**Objective**:
Show each line that has the string "seaborn" in it.

━━━━━━━━━━━━━━━━━━━━

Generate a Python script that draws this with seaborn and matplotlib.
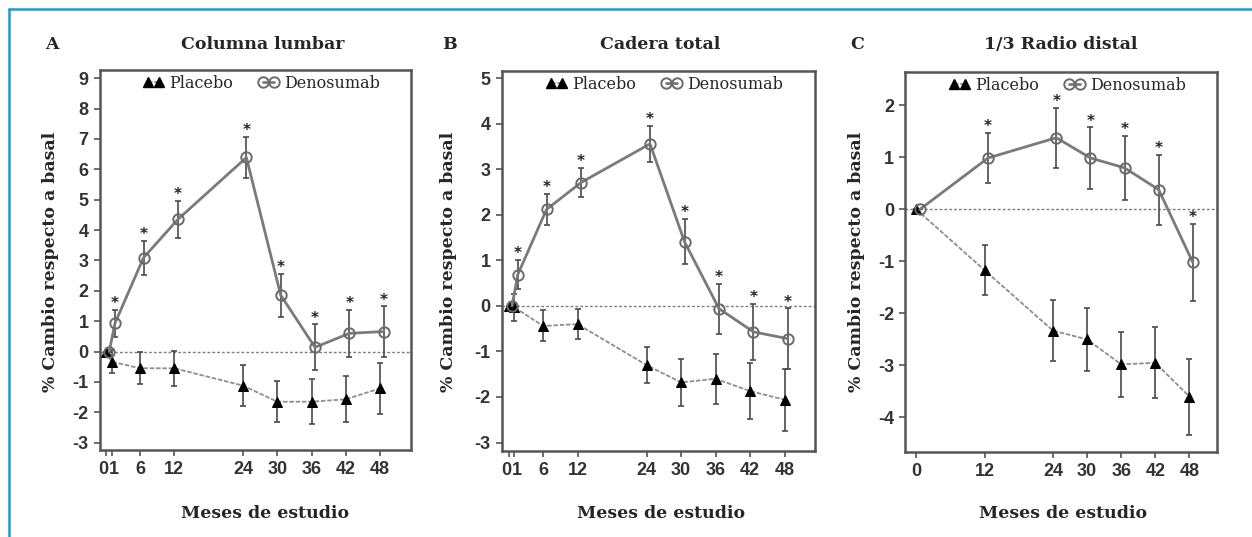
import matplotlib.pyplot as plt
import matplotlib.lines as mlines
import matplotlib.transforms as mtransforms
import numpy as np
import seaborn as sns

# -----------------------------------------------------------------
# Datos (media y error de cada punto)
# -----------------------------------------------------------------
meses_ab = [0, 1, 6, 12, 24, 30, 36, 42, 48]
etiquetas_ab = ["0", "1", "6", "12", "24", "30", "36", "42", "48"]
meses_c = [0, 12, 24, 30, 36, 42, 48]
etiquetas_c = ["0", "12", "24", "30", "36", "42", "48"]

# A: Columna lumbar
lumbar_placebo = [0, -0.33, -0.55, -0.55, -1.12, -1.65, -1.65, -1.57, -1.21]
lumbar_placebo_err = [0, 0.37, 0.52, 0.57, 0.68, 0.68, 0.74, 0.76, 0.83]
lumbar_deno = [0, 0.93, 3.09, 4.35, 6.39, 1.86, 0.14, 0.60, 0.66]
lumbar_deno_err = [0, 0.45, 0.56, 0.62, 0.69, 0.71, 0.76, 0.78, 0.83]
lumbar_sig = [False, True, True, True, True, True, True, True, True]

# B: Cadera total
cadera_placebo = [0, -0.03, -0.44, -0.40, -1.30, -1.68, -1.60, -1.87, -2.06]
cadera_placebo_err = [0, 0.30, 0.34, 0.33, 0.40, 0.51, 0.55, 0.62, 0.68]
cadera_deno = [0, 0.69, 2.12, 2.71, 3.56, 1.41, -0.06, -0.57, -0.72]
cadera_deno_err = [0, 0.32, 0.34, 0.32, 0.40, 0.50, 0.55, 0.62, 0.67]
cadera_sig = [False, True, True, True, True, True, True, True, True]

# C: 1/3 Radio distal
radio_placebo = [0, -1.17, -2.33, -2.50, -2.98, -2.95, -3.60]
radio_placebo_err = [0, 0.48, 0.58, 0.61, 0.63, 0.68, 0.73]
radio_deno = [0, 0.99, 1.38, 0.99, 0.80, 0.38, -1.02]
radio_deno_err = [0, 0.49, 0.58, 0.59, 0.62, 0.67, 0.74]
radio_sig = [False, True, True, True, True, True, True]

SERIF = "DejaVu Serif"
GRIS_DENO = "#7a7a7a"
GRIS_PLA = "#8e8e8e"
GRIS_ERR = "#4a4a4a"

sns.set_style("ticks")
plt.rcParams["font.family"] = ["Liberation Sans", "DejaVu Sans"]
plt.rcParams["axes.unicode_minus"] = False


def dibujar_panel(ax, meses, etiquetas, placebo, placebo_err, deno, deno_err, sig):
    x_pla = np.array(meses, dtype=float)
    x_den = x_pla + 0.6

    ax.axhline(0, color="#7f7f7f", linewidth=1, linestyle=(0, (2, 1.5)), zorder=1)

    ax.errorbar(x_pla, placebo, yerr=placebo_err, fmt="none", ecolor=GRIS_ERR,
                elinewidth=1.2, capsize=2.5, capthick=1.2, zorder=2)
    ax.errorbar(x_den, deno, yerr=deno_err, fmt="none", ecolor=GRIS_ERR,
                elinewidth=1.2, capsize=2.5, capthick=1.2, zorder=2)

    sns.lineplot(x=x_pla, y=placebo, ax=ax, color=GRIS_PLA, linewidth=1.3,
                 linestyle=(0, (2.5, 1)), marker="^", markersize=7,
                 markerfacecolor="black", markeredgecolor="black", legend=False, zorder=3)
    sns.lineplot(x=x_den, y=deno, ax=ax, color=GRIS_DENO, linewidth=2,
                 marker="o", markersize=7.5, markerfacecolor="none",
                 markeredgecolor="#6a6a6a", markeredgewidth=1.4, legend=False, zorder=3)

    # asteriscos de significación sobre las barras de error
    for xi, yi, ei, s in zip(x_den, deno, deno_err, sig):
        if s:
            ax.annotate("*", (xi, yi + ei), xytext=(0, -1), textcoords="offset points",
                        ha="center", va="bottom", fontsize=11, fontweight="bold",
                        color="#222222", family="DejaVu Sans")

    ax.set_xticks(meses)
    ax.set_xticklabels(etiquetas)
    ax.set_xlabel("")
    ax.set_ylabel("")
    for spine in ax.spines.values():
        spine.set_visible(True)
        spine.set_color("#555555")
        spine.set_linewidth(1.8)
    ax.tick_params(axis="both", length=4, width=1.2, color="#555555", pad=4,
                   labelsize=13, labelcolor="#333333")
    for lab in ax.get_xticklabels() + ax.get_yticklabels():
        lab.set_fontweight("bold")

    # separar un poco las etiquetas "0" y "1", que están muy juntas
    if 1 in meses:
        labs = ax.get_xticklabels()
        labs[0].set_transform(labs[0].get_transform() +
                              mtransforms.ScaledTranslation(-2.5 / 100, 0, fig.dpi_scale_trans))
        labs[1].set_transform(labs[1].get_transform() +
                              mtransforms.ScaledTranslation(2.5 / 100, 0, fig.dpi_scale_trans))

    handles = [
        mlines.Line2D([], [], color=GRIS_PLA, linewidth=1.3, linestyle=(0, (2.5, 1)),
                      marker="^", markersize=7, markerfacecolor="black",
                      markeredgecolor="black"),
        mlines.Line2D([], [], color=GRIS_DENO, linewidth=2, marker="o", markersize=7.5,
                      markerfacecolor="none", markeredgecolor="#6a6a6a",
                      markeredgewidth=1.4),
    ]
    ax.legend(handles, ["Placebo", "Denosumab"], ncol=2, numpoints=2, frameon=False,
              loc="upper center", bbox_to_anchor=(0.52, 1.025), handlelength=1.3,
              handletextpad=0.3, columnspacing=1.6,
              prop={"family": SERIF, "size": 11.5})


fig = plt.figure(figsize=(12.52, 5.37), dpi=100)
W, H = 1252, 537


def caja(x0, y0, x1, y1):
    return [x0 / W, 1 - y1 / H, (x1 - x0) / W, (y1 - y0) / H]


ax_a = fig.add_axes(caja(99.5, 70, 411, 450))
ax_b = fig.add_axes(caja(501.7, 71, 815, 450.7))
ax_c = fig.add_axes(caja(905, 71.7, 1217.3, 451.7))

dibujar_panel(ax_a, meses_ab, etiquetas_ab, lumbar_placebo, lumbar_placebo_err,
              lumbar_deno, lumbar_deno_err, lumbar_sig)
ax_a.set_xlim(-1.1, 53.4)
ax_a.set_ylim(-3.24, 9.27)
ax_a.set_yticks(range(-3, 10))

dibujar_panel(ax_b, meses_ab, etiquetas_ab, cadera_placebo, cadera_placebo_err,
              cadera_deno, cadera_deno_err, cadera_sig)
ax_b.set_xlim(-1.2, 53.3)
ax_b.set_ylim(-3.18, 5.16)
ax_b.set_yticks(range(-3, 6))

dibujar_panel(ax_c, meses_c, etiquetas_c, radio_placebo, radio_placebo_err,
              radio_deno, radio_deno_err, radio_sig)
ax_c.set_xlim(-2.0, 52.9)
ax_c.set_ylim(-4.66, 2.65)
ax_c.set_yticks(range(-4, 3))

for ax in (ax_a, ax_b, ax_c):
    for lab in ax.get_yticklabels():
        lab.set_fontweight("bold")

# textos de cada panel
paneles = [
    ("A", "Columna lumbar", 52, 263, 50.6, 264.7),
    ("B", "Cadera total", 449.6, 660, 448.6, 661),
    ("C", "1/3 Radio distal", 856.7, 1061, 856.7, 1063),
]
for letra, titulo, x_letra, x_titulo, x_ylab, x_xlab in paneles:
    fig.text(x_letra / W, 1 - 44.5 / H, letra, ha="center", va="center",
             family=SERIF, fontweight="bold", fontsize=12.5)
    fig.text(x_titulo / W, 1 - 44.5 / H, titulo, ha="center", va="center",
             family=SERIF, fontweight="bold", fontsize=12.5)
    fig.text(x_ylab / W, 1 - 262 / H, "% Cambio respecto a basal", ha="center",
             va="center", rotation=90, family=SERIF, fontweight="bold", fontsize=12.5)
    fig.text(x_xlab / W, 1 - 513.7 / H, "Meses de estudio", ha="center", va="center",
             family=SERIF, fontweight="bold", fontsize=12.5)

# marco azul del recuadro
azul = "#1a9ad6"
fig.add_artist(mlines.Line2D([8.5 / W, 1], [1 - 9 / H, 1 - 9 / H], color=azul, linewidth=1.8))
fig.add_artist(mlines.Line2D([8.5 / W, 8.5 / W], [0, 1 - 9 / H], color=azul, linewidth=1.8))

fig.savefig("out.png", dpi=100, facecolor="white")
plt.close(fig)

━━━━━━━━━━━━━━━━━━━━

**Task answer**:
Generate a Python script that draws this with seaborn and matplotlib.
import seaborn as sns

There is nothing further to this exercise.